England are monitoring the fitness of Ben Duckett after the opener sustained a suspected dislocated thumb on his left hand while fielding on the second day of the opening Test against Pakistan, forcing him to sit out the start of his team’s first innings.
Sources within the England camp said they were optimistic that Duckett would be fit to bat at some point on Wednesday after resting the injury overnight, but though there were no immediate plans to send him for a scan his condition will need to be fully assessed once any swelling subsides. The team can scarcely afford to lose a key player, needing all the batting depth they can muster as they attempt to overhaul Pakistan’s first-innings total of 556.
With Zak Crawley, England’s other first-choice opener, having just returned from a broken finger also sustained while fielding at slip, Ollie Pope stood in for Duckett and was dismissed for a duck as the tourists’ pursuit of 556 got off to a dismal start. But Crawley, with a run-a-ball 64, and Joe Root, with 32, took England to 96 for one at the close, still 460 behind, as the team tries to recover from the best part of two hot and draining days in the field.
“They were immensely tough conditions for everyone out there,” said Brydon Carse, who dismissed Naseem Shah and Aamer Jamal to claim the first two wickets of his Test career.
“It’s been tough over the last two days. Obviously it’s draining in the heat, and we didn’t get much out of the wicket. But credit to the team and everyone who kept coming back each session. It’s an incredible environment in there, and the guys keep smiling, keep joking, and keep trying to give their best each session. There’s some tired bodies in that camp at the moment but the lads will rest up and come again.”
The key moment of the day came when a brilliant, juggling catch by Chris Woakes on the boundary was ruled out because a foot was brushing the turf on the wrong side of the padding as he collected the ball. “It was a great bit of fielding, but one of those 50/50 chances that just didn’t go our way,” Carse said.
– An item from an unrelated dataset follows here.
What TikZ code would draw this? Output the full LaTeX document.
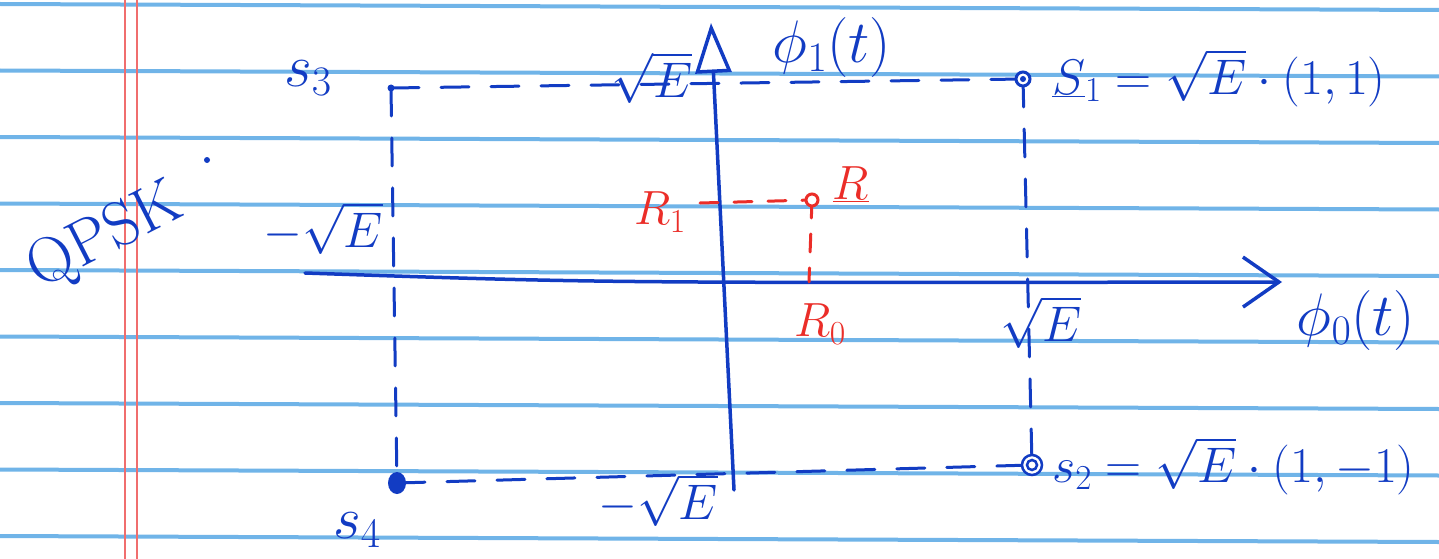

The reprieved batter, Salman Agha, went on to take his score from 15 at the time of the incident to an unbeaten 104. “Initially I did think it’s out, and I was walking to the dressing-room,” Salman said. “To score a hundred things have to go your way, and you can say it was my day.”
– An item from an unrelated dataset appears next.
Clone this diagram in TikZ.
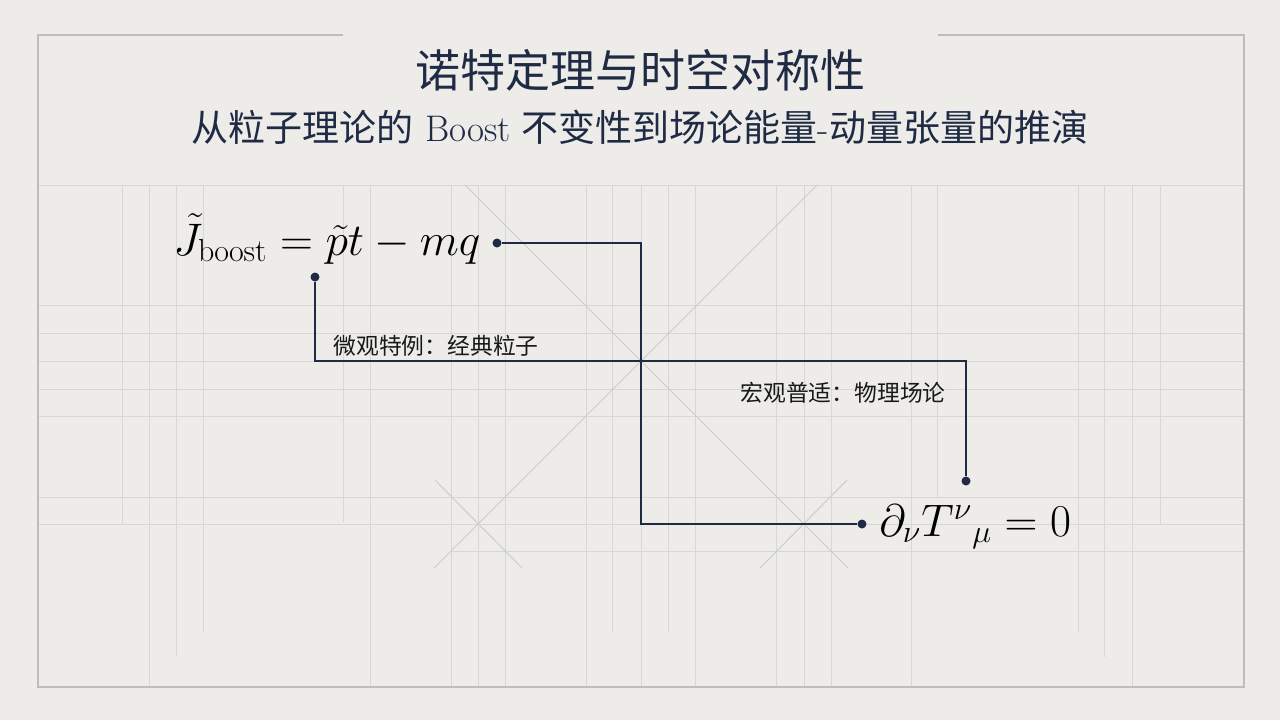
\RequirePackage{fix-cm}
\documentclass[tikz,border=0pt]{standalone}
\usepackage{fontspec}
\newfontfamily\cjk{Noto Sans CJK SC}
\usetikzlibrary{positioning}
\definecolor{paper}{HTML}{EDECE8}
\definecolor{ink}{HTML}{1F2A44}
\definecolor{rule}{HTML}{D7D7D4}
\definecolor{frame}{HTML}{BDBDBB}

\begin{document}
\begin{tikzpicture}[x=0.5pt,y=-0.5pt,
    grid line/.style={draw=rule,line width=0.5pt},
    frame line/.style={draw=frame,line width=0.9pt},
    diag line/.style={draw=black!20,line width=0.5pt},
    link/.style={draw=ink,line width=1pt},
    dot/.style={circle,fill=ink,inner sep=0pt,minimum size=4.5pt},
    formula/.style={inner sep=0pt,font=\fontsize{22.8}{27}\selectfont},
    note/.style={inner sep=0pt,text=black!90,font=\cjk\fontsize{11.4}{14}\selectfont}]
    \fill[paper] (0,0) rectangle (1280,720);
    \useasboundingbox (0,0) rectangle (1280,720);
    % background grid
    \foreach \gy in {185,305,333,361,389,416,497,524}
        \draw[grid line] (38,\gy) -- (1244,\gy);
    \draw[grid line] (451,551) -- (1244,551);
    \foreach \gx/\gend in {122/525,149/687,176/656,203/632,343/522,370/687,
        451/687,478/687,505/687,586/687,612/632,641/687,668/632,695/687,
        776/687,804/687,831/687,911/687,937/497,1078/632,1104/657,1132/687,1160/524}
        \draw[grid line] (\gx,185) -- (\gx,\gend);
    \draw[diag line] (465,185) -- (848,568);
    \draw[diag line] (817,185) -- (434,568);
    \draw[diag line] (435,480) -- (522,568);
    \draw[diag line] (760,568) -- (847,480);
    % frame
    \draw[frame line] (343,35) -- (38,35) -- (38,687) -- (1244,687) -- (1244,35) -- (938,35);
    % titles
    \node[text=ink,font=\cjk\fontsize{22.5}{27}\selectfont] (title) at (640,70) {诺特定理与时空对称性};
    \node[text=ink,font=\fontsize{18.5}{22}\selectfont] (subtitle) at (640,127)
        {{\cjk 从粒子理论的}\ Boost\ {\cjk 不变性到场论能量}-{\cjk 动量张量的推演}};
    % formulas
    \node[formula,anchor=base west] (f1) at (173,255) {$\tilde{J}_{\mathrm{boost}} = \tilde{p}t - mq$};
    \node[formula,anchor=base west] (f2) at (879,536) {$\partial_{\nu} T^{\nu}{}_{\mu} = 0$};
    \node[dot] (d1) at (497,243) {};
    \node[dot] (d2) at (862,524) {};
    \node[dot] (d3) at (315,277) {};
    \node[dot] (d4) at (966,481) {};
    \coordinate (mid) at (641,361);
    \draw[link] (d1) -| (mid) |- (d2);
    \draw[link] (d3) |- (mid) -| (d4);
    \node[note,anchor=west] (n1) at (333,346) {微观特例：经典粒子};
    \node[note,anchor=west] (n2) at (740,393) {宏观普适：物理场论};
\end{tikzpicture}
\end{document}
Salman proved particularly adept at nursing the tail, hogging the strike as he hit 10 fours and three sixes to take his team’s score from 393 for six when he came to the crease to an ultimately daunting total. “I have been doing this for two years now so I have an idea what you need to do when the tail comes,” he said. “It was pretty normal stuff for me. When the tail comes it brings the best out of me, you can say that.”